Johnson, 65, has served on the School Committee since the town was incorporated in 2007. A native of Boston, Johnson studied civil engineering at Northeastern University.
She moved to Chebeague Island in 1970 and began a career as a plumber and lobster fisherman. She served as chairwoman of the Cumberland Town Council in the 1980s. Today, in addition to plumbing, she runs the chebeague.org website, posting daily news about life on the island.
Johnson hopes to bring adult education courses to the Chebeague Island School, which serves pre-K through fifth-grade students. She said she also hopes to increase the school’s volunteer base and extracurricular activities for students.

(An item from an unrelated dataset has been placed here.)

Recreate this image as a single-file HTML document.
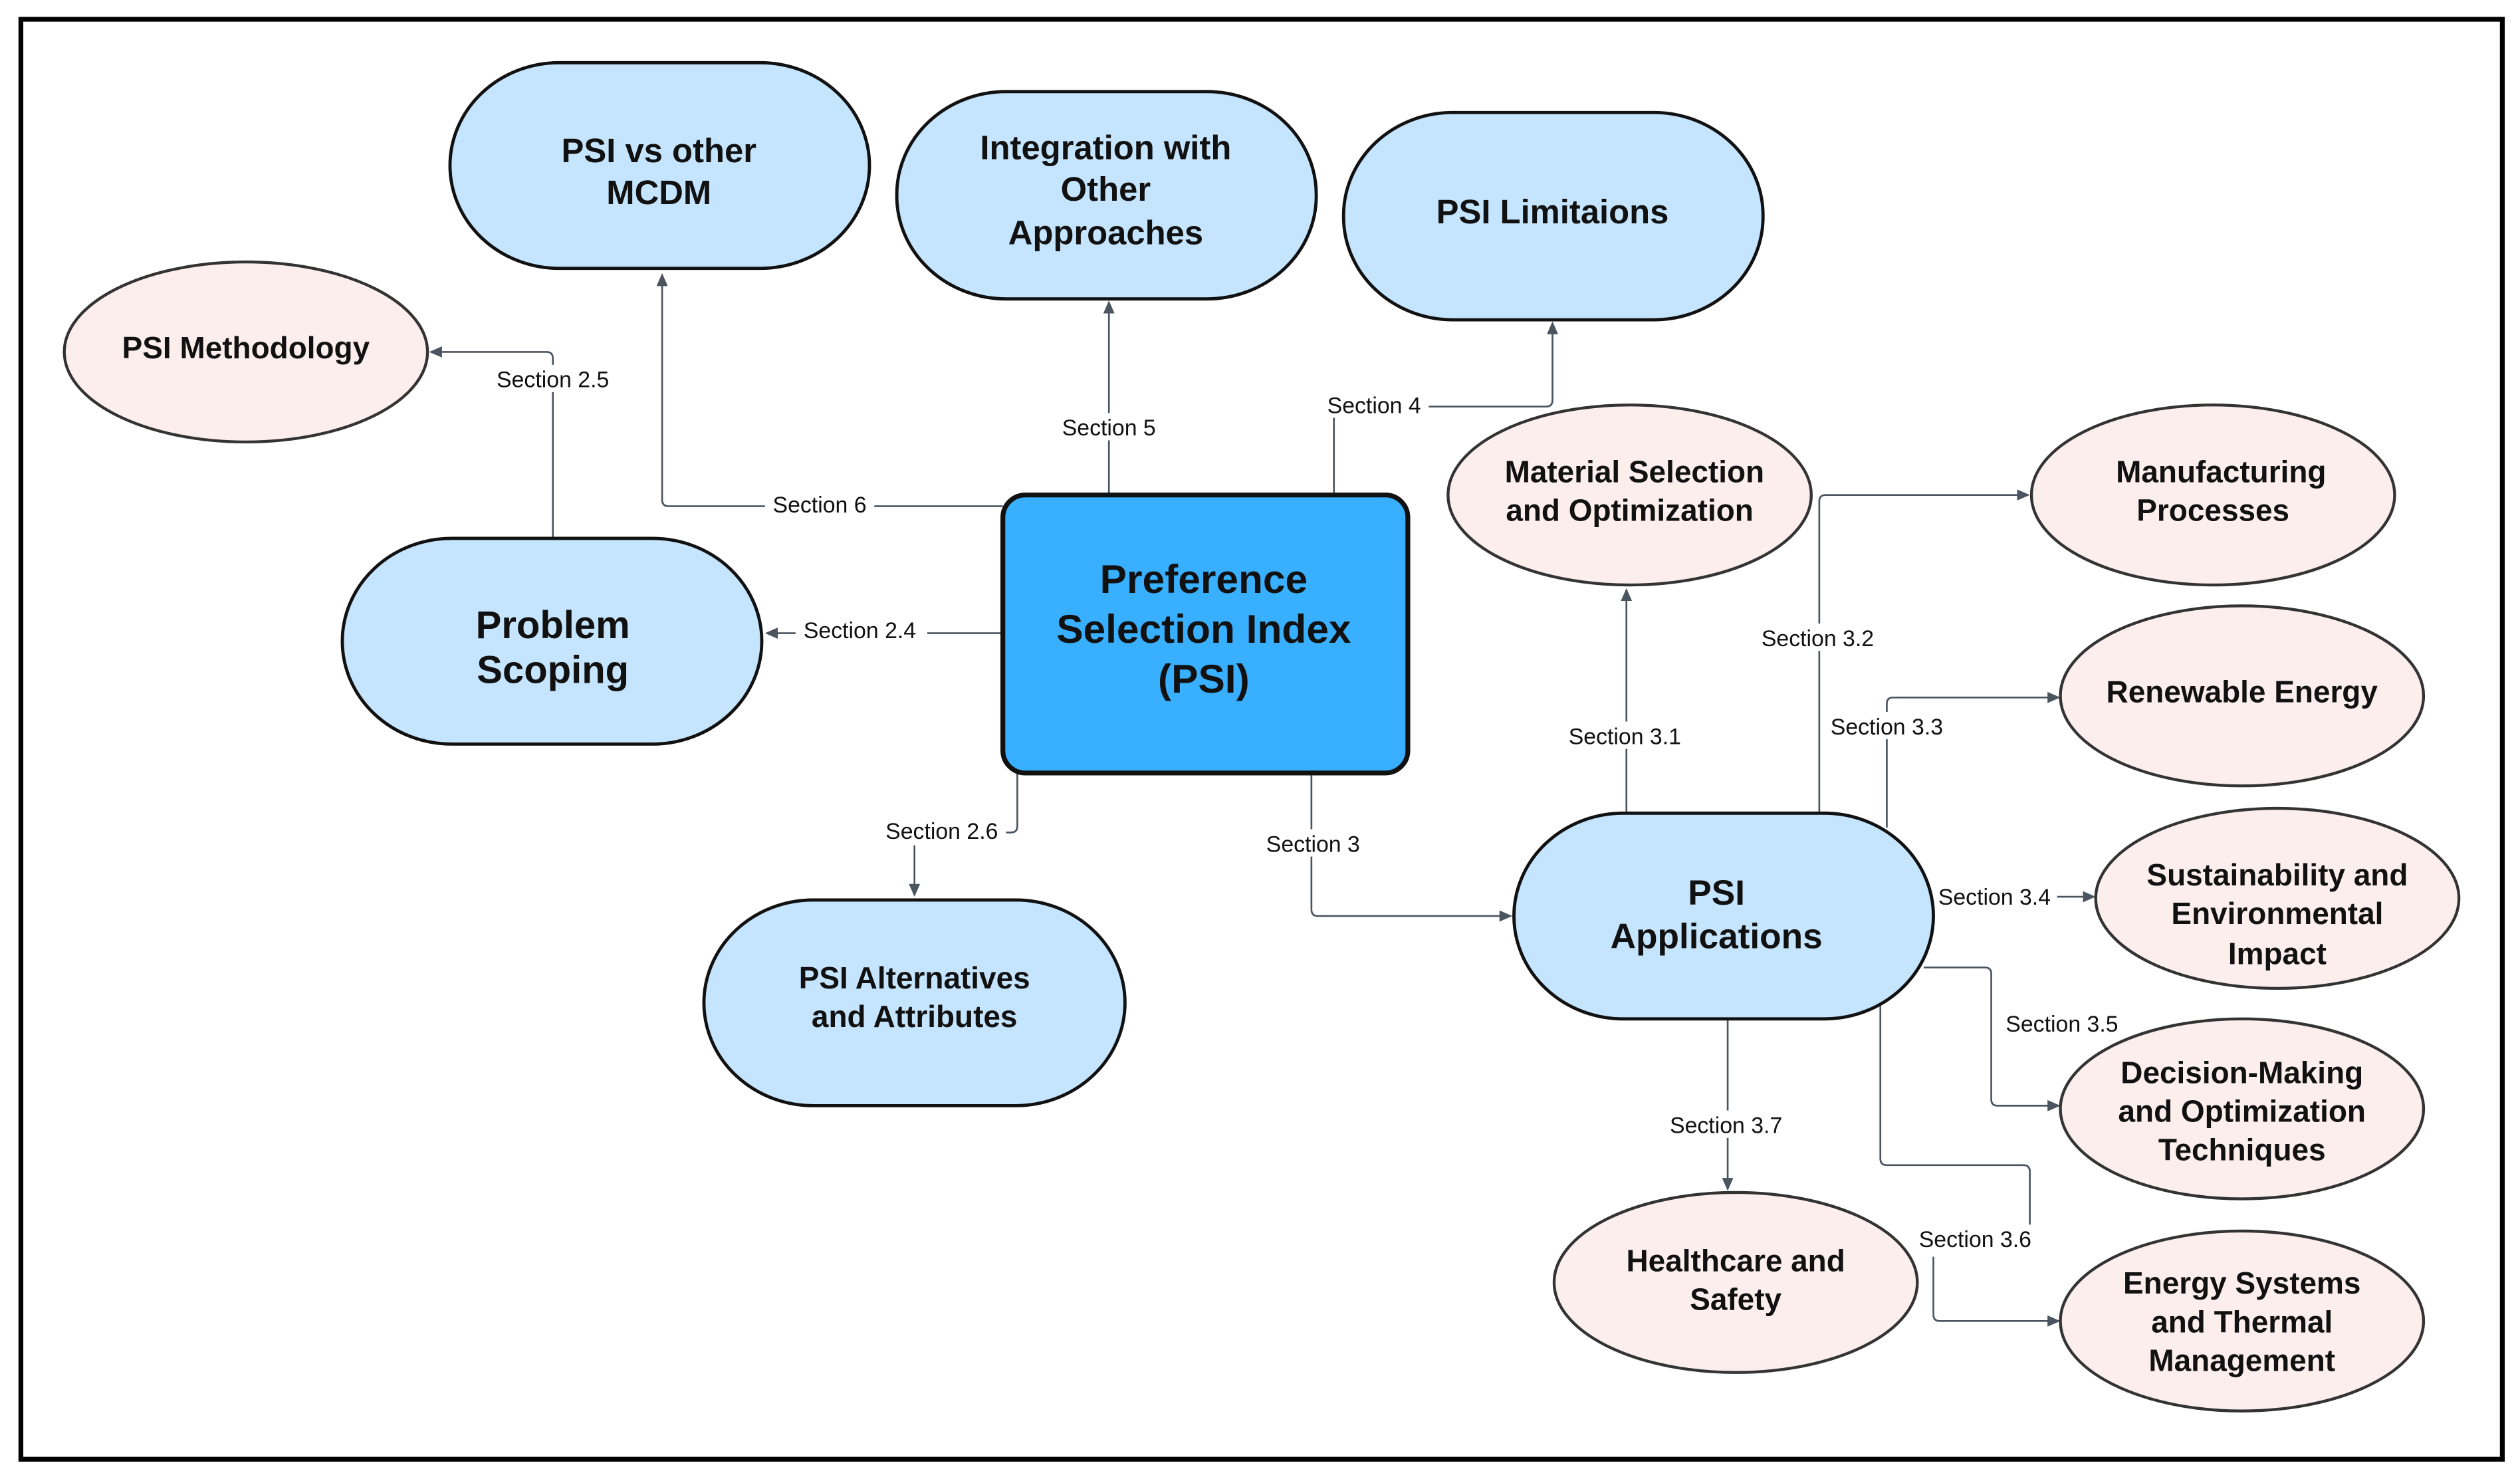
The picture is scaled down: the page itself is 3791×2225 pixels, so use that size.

Johnson said the transition, begun in 2011, of the island’s middle and high school students from Maine School Administrative District 51 to the Yarmouth School Department has been “very successful,” and will be complete within three years.
“I just want to continue on the same track, having the best elementary school in the state of Maine,” Johnson said.
Polls will be open Tuesday, June 10, from 8 a.m.-8 p.m. at the Chebeague Island Hall and Community Center, 247 South Road. Absentee ballots are available at the town clerk’s office, 192 North Road. The deadline to request an absentee ballot is Thursday, June 5, at 5 p.m.